Legislature Addresses Teacher Pay and School Transportation Funding in Budget


The Missouri General Assembly today passed the Department of Elementary and Secondary Education’s (DESE’s) $10 billion budget, which includes:

  • Funds to increase teacher pay, including:
    • Fully funding Governor Parson’s recommendation to increase the baseline teacher salary from $25,000 to $38,000 through a matching grant program.
      • The state will provide local school districts with funds to support 70 percent of the salary costs associated with the program; local school districts would provide the remaining 30 percent.
    • Just over $37 million to restart the Career Ladder program currently in state law, which allows teachers with at least five years of experience to earn extra money for participating in additional activities in the school setting.
  • A one-time increase of $214 million to support transportation in public schools, fully funding the maximum 75 percent of reimbursable costs for the first time since 1991.

These funding increases are made possible by the state’s strong budget position. DESE’s budget bill now heads to Governor Parson’s desk for signature.

“This is an exciting day for K-12 education across our state and we thank the General Assembly for further supporting public education in our state,” said Commissioner of Education Margie Vandeven. “Additional transportation dollars from the state allows school leaders to shift local funds to other high-priority areas to further support students, teachers, and staff.

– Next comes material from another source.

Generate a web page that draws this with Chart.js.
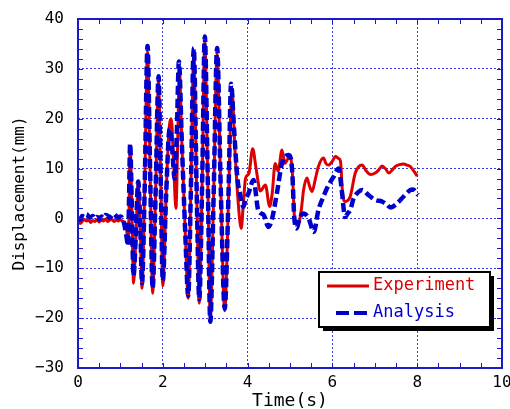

When it comes to teacher pay, Governor Parson made it clear that his recommendation to increase the baseline teacher salary was only the first step in addressing this statewide issue, so we look forward to continuing this urgent conversation. The State Board of Education will convene their Blue Ribbon Commission next month to present long-term, sustainable solutions to address teacher recruitment and retention.”

“It’s great to see the legislature prioritizing funding to support schools and educators amid the current budget position,” said State Board of Education President Charlie Shields. “Public education is one of the key pieces of our state’s infrastructure. Providing schools with the funding they need to educate Missouri students and recruit and retain the best and brightest to the teaching profession is the way our state can ensure we are properly preparing the workforce of tomorrow.”